Il parallelismo tra il costo giornaliero del consumo di olio extravergine d’oliva rispetto a quello di un caffè (ad oggi sei volte maggiore) che avevamo espresso nel recente articolo “È un bene di lusso un olio di oliva a 22 centesimi al giorno?” è stato puntualmente ripreso da Anna Cane (nella foto), presidente della Filiera Olivicola Olearia Italiana (Fooi) nell’interessante convegno promosso da Italia Olivicola a Bari. Puntualmente ripreso, dicevamo, per un ragionamento complessivo estremamente lucido e condivisibile sulle prospettive del mercato dell’olio extravergine di oliva. Che qui proviamo a sintetizzare.

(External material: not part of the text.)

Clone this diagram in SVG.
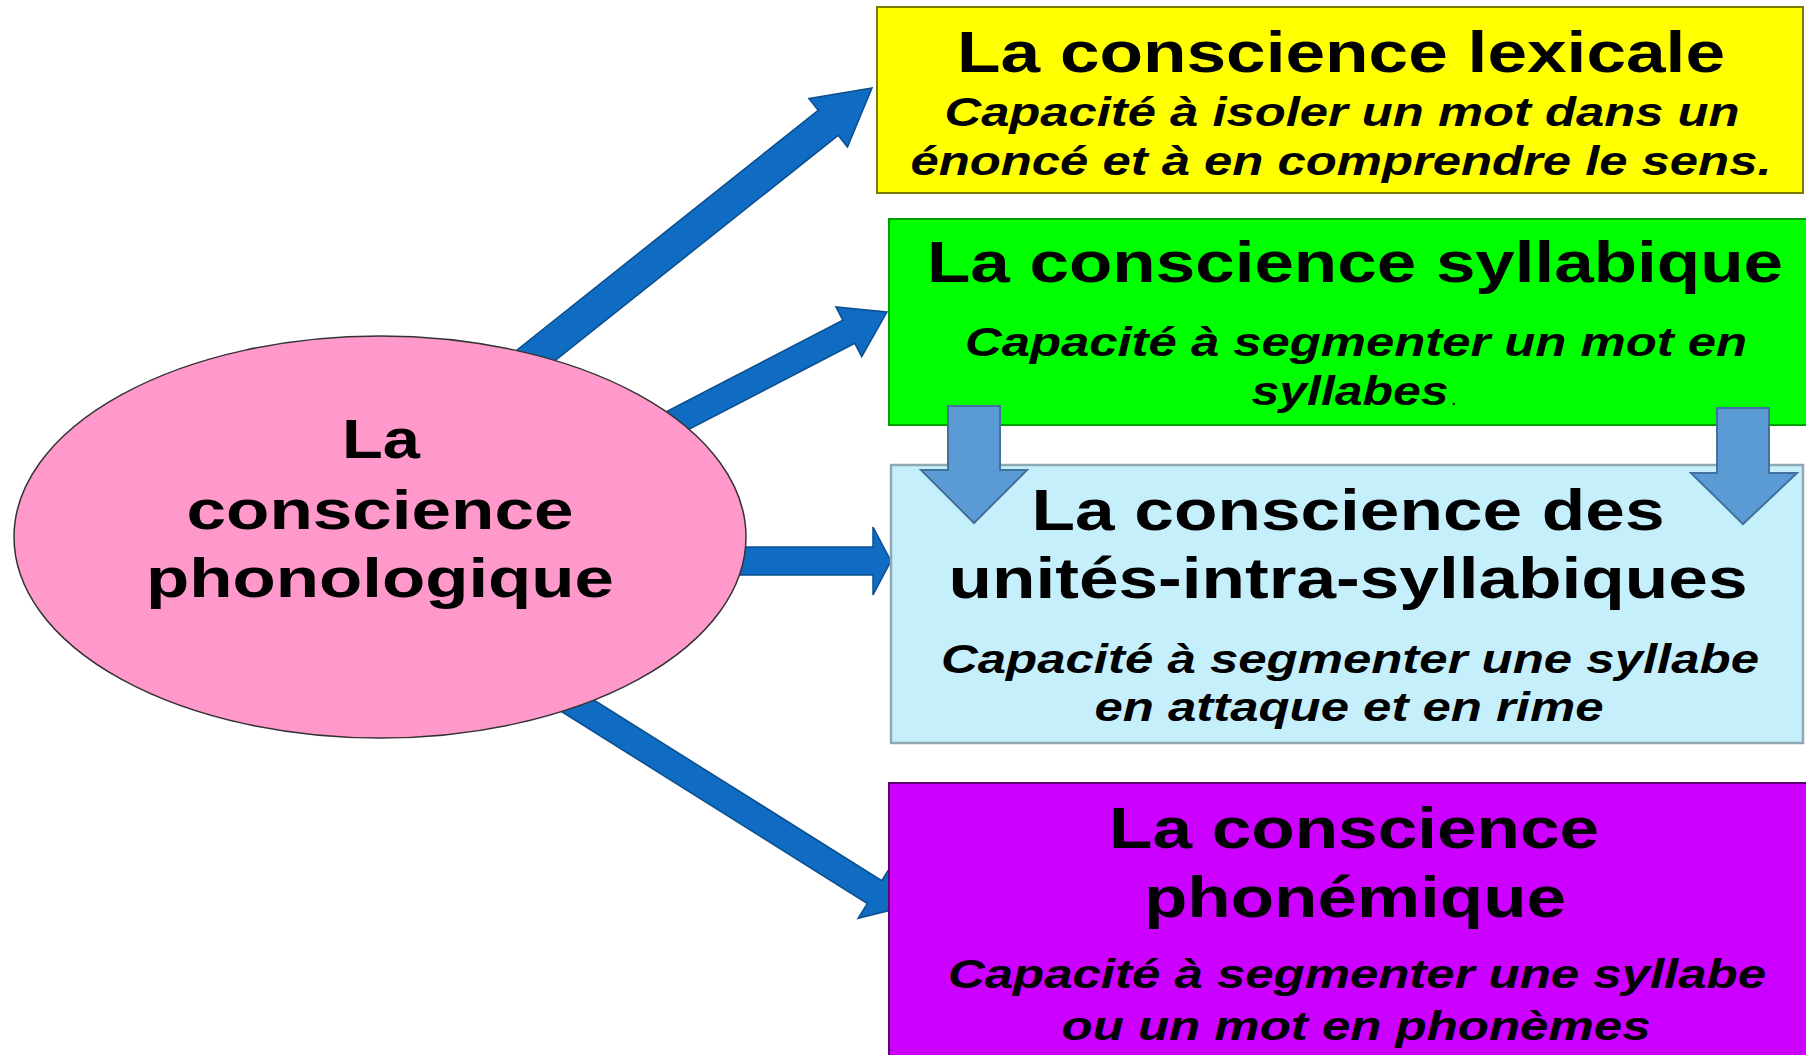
<svg xmlns="http://www.w3.org/2000/svg" width="1806" height="1055" viewBox="0 0 1806 1055">
<style>
.t{font-family:"Liberation Sans",Arial,sans-serif;font-weight:bold;font-size:57px;fill:#000;text-anchor:middle}
.s{font-family:"Liberation Sans",Arial,sans-serif;font-weight:bold;font-style:italic;font-size:41px;fill:#000;text-anchor:middle}
.e{font-family:"Liberation Sans",Arial,sans-serif;font-weight:bold;font-size:56px;fill:#000;text-anchor:middle}
.big{fill:#0F6CC2;stroke:#0B4E8E;stroke-width:1.5}
.small{fill:#5B9BD5;stroke:#41719C;stroke-width:2}
</style>
<rect width="1806" height="1055" fill="#fff"/>
<g id="connectors">
<g transform="translate(872,88) rotate(-38.5)"><path class="big" d="M0,0 L-56,-31 L-56,-16 L-480,-16 L-480,16 L-56,16 L-56,31 Z"/></g>
<g transform="translate(887,312) rotate(-27.4)"><path class="big" d="M0,0 L-43,-28 L-43,-13 L-340,-13 L-340,13 L-43,13 L-43,28 Z"/></g>
<path class="big" d="M891,561 L873,527 L873,547 L700,547 L700,575 L873,575 L873,595 Z"/>
<g transform="translate(900,908) rotate(32.1)"><path class="big" d="M0,0 L-30,-31 L-30,-13.5 L-420,-13.5 L-420,13.5 L-30,13.5 L-30,31 Z"/></g>
</g>
<g id="node-phonologique">
<ellipse cx="380" cy="537" rx="366" ry="201" fill="#FF99CC" stroke="#333" stroke-width="1.5"/>
<text class="e" x="381" y="458" textLength="78" lengthAdjust="spacingAndGlyphs">La</text>
<text class="e" x="380" y="529" textLength="387" lengthAdjust="spacingAndGlyphs">conscience</text>
<text class="e" x="380" y="597" textLength="468" lengthAdjust="spacingAndGlyphs">phonologique</text>
</g>
<g id="node-lexicale">
<rect x="877" y="7" width="926" height="186" fill="#FFFF00" stroke="#7A7A00" stroke-width="2"/>
<text class="t" x="1341" y="72" textLength="768" lengthAdjust="spacingAndGlyphs">La conscience lexicale</text>
<text class="s" x="1342" y="126" textLength="795" lengthAdjust="spacingAndGlyphs">Capacité à isoler un mot dans un</text>
<text class="s" x="1341" y="175" textLength="861" lengthAdjust="spacingAndGlyphs">énoncé et à en comprendre le sens.</text>
</g>
<g id="node-syllabique">
<rect x="889" y="219" width="925" height="206" fill="#00FF00" stroke="#00A000" stroke-width="2"/>
<text class="t" x="1355" y="282" textLength="856" lengthAdjust="spacingAndGlyphs">La conscience syllabique</text>
<text class="s" x="1356" y="356" textLength="782" lengthAdjust="spacingAndGlyphs">Capacité à segmenter un mot en</text>
<text class="s" x="1350" y="405" textLength="197" lengthAdjust="spacingAndGlyphs">syllabes</text>
<text x="1451" y="405" font-family="Liberation Sans,Arial,sans-serif" font-size="20" fill="#000">.</text>
</g>
<g id="node-intra">
<rect x="891" y="465" width="912" height="278" fill="#C6EFFC" stroke="#8FA9B3" stroke-width="2.5"/>
<text class="t" x="1348" y="530" textLength="633" lengthAdjust="spacingAndGlyphs">La conscience des</text>
<text class="t" x="1348" y="598" textLength="799" lengthAdjust="spacingAndGlyphs">unités-intra-syllabiques</text>
<text class="s" x="1350" y="673" textLength="818" lengthAdjust="spacingAndGlyphs">Capacité à segmenter une syllabe</text>
<text class="s" x="1349" y="721" textLength="509" lengthAdjust="spacingAndGlyphs">en attaque et en rime</text>
</g>
<g id="node-phonemique">
<rect x="889" y="783" width="925" height="282" fill="#CC00FF" stroke="#5A0070" stroke-width="2"/>
<text class="t" x="1354" y="848" textLength="490" lengthAdjust="spacingAndGlyphs">La conscience</text>
<text class="t" x="1355" y="917" textLength="422" lengthAdjust="spacingAndGlyphs">phonémique</text>
<text class="s" x="1357" y="988" textLength="818" lengthAdjust="spacingAndGlyphs">Capacité à segmenter une syllabe</text>
<text class="s" x="1356" y="1040" textLength="589" lengthAdjust="spacingAndGlyphs">ou un mot en phonèmes</text>
</g>
<g id="connectors-down">
<path class="small" d="M948,406 L1000,406 L1000,470 L1027,470 L974,523 L921,470 L948,470 Z"/>
<path class="small" d="M1717,408 L1769,408 L1769,473 L1797,473 L1743,524 L1691,473 L1717,473 Z"/>
</g>
</svg>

Anna Cane, che è anche presidente di Assitol, vale a dire l’Associazione italiana dell’industria olearia, ha evidenziato che la situazione a scaffale appare molto critica e che il consumatore, pur non avendo ancora visto nei prezzi tutto l’aumento della materia prima, sta già rallentandone l’acquisto. E se il consumatore rallenta l’acquisto, è il ragionamento della Cane, ci si trova di fronte a due problemi.

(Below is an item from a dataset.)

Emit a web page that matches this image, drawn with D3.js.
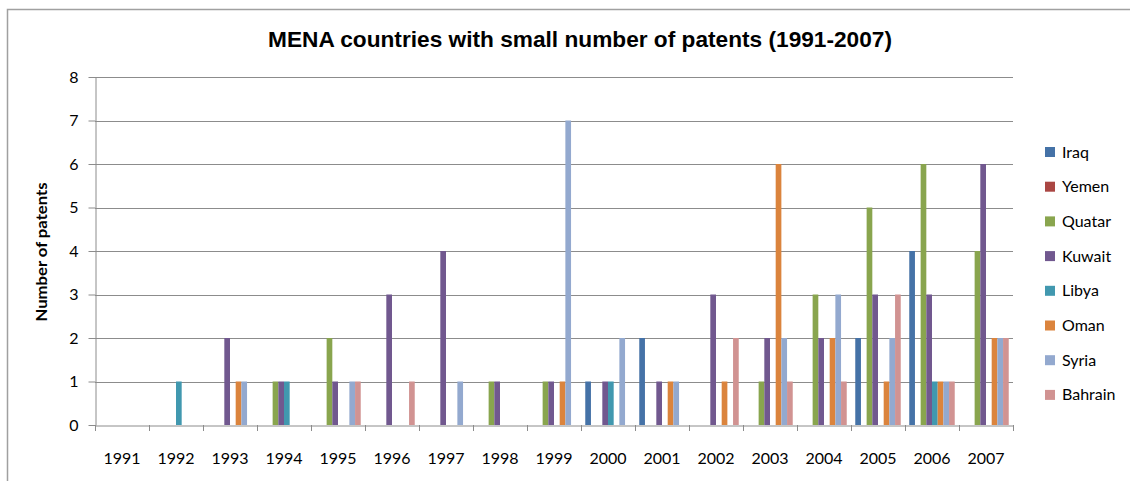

Il primo di ordine sociale, perché impatta sulla salute. L’olio extravergine di oliva non è un alimento qualunque, ma ha proprietà salutistiche che ne fanno un caposaldo della dieta mediterranea, che è l’alimentazione considerata più corretta per la salute umana. Se nella tavola del consumatore viene a mancare questo alimento, ha aggiunto la presidente Fooi, a medio-lungo termine avremo un problema sanitario.
Il secondo problema di ordine economico, o meglio di corretto valore per un’equa remunerazione di tutta la filiera. E questo problema deve trasformarsi in opportunità. Se infatti, sostiene Anna Cane, saremo capaci tutti insieme – tirando in ballo anche le istituzione che devono fare campagne specifiche sui benefici dell’olio di oliva – di vendere un prodotto ad un prezzo elevato oggi, allora avremo l’opportunità di elevare il valore del prodotto anche quando la produzione tornerà ai livelli normali. Magari “spaccando” l’olio extravergine di oliva da tutto il resto dei grassi, e dunque considerandolo un prodotto “premium” e non una “commodity”. Se riusciamo a comunicare bene tutto ciò, ha ribadito la presidente Fooi, il valore del prodotto in futuro non tornerà ai 4 euro come in passato, ma si potrà posizionare a scaffale a 8/9 euro. Un prezzo, ha chiosato, che per il consumo quotidiano pro-capite che se ne fa dell’olio extravergine, resterà comunque molto più basso di un caffè.
Al riguardo ha anche evidenziato come di questi tempi nei supermercati gli scaffali del burro si siano affollati, di come molte famiglie abbiano spostato sui grassi animali i loro consumi, specialmente in quelle regione dove vi era una tradizione in questo senso, magari riportando in auge la ricetta della nonna che utilizzava lo strutto.
Dobbiamo tutti insieme mantenere alta l’immagine dell’extravergine, ha poi concluso, per cercare di difendere il consumo sostenibile a casa del consumatore, facendogli capire che, con un carrello della spesa più attento alla dieta mediterranea, da una parte il portafoglio non è svantaggiato, mentre dall’altra la salute è fortemente avvantaggiata.
Concetti condivisi da tutti gli altri relatori alla tavola rotonda moderata da Alberto Grimelli direttore di Teatro Naturale, e cioè Benedetto Fracchiolla di Finoliva Global Service, Elia Pellegrino presidente di Aifo e Marcello Dragoni consulente Italia Olivicola.